Annuities: More popular than you think

By Chris Conklin

Insurance Insight Group


I recently had the opportunity to conduct a poll of more than 500 randomly selected insurance agents, and one of the questions had to do with the popularity of annuities relative to bank products.

Here was the question:

By how much do you believe the sum of all domestic deposits in U.S. banks exceeds the sum of annuity reserves held by U.S. insurance carriers?
  • $3 in banks per every $1 in annuities
  • $10 in banks per every $1 in annuities
  • $50 in banks per every $1 in annuities
  • $100 in banks per every $1 in annuities
Pick your answer (and be prepared to be surprised).

Annuities have relatively low consumer awareness

If you were to go outside and randomly ask the next person who comes down the street about bank CDs, chances are that person would know where to buy a CD, that they are available in different durations, and that they have an interest rate set by the bank that is guaranteed for the duration chosen. If you were to ask about savings accounts, chances are the person would know that they protect your money, credit interest, and are insured by the federal government.

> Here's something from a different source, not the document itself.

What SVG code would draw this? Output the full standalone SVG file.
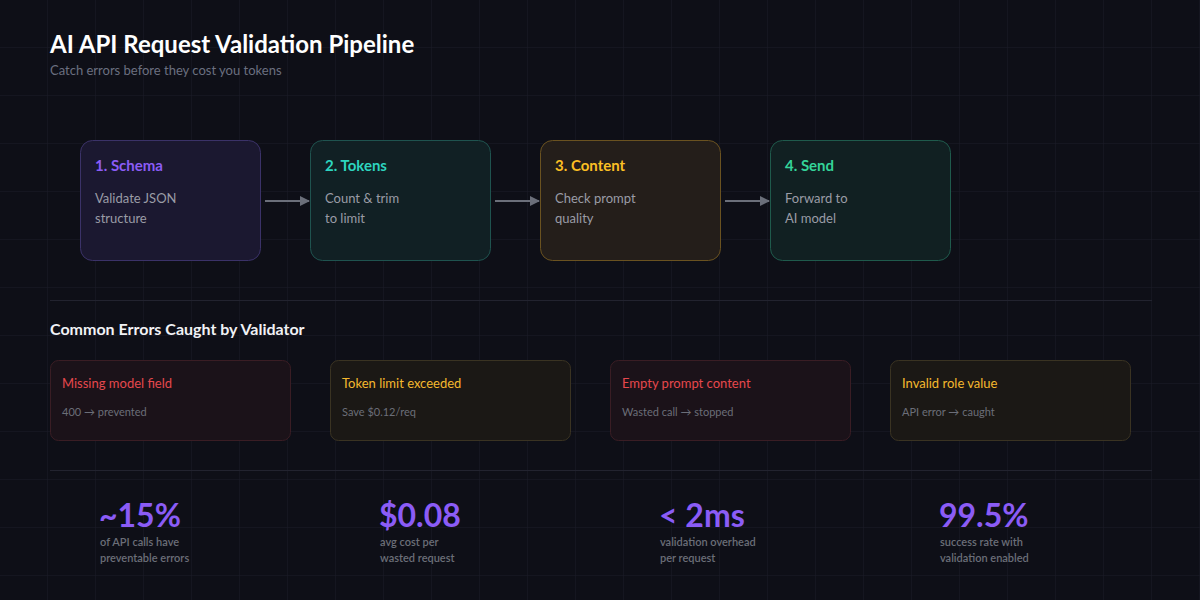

In contrast, if you were to ask that same person about annuities, you would probably be greeted with a blank stare. Most people don't know much about how annuities work, and they would have little idea where to go buy one.

The difference in product awareness with consumers is not surprising. Banks have made a massive investment in branch offices. Bank of America, for example, has more than 6,000 local branches. Each of these branches is staffed with salaried sales and service people.

Functioning in today's society demands that nearly everyone who has money must have a checking account, thus almost every consumer has at some point walked into a bank, and many people go to the bank quite frequently. Chances are that when you were still just a child, you learned about the importance and value of opening a bank account from a parent or teacher.

Compare that to insurance carriers that offer annuities. They have few or no local branches, few or no salaried local sales or service people, and little product awareness among consumers. They also rarely advertise their products directly to consumers.

Therefore, it would not be surprising if the sum of all domestic deposits in U.S. banks greatly exceeded the sum of annuity reserves held by U.S. insurance carriers.

Perception versus reality

But, chances are your perception is quite different from reality. Here is how agents responded to the survey:
  • 45 percent said there is about $100 in banks per every $1 in annuities
  • 28 percent said there is about $50 in banks per every $1 in annuities
  • 14 percent said there is about $10 in banks per every $1 in annuities
  • 13 percent said there is about $3 in banks per every $1 in annuities
Here is the real answer: Per the FDIC, the total amount of domestic deposits in U.S. banks is $7.7 trillion.1 This isn't just CDs owned by individuals; this is all types of accounts owned by all types of entities, such as checking accounts owned by major corporations, and so forth.

Per the American Council of Life Insurers, the total amount of annuity reserves held by U.S. carriers is $2.2 trillion.2

So, the correct answer is that there is only about $3.50 in banks per every $1 in annuities.

Surprised? Annuities are more popular than you think.

Reasons for the popularity of annuities

Why are annuities so popular? One reason is that insurance agents are a very effective distribution system. For example, by using independent agents, insurance carriers can tap into an experienced, motivated sales force without needing to build branches or hire local staff. Independent agents are paid entirely on commission, so they would not be able to survive in their careers unless they were very effective at what they do.

Another key reason is that annuities are attractive financial products that offer certain advantages over bank products. Annuity products tend to offer a very appealing combination of safety features and higher interest crediting potential, a combination that many consumers desire for their retirement savings.

Thanks to their FDIC insurance, bank products have the appeal of eliminating default risk up to the insured limits. But banks tend to offer such low interest rates on deposits that money deposited there, after inflation and taxes, loses purchasing power over time. Many consumers recognize that money left in the bank for the long haul -- such as for retirement savings -- often isn't really safe, because you're effectively losing money gradually. Over many years, the loss of purchasing power can be quite significant.

To have real safety over the long run, it makes sense to have a better balance of safety features and growth potential, and consumers often perceive that annuities can provide the desired balance.

So, have confidence offering annuities. You are offering a surprisingly popular financial product.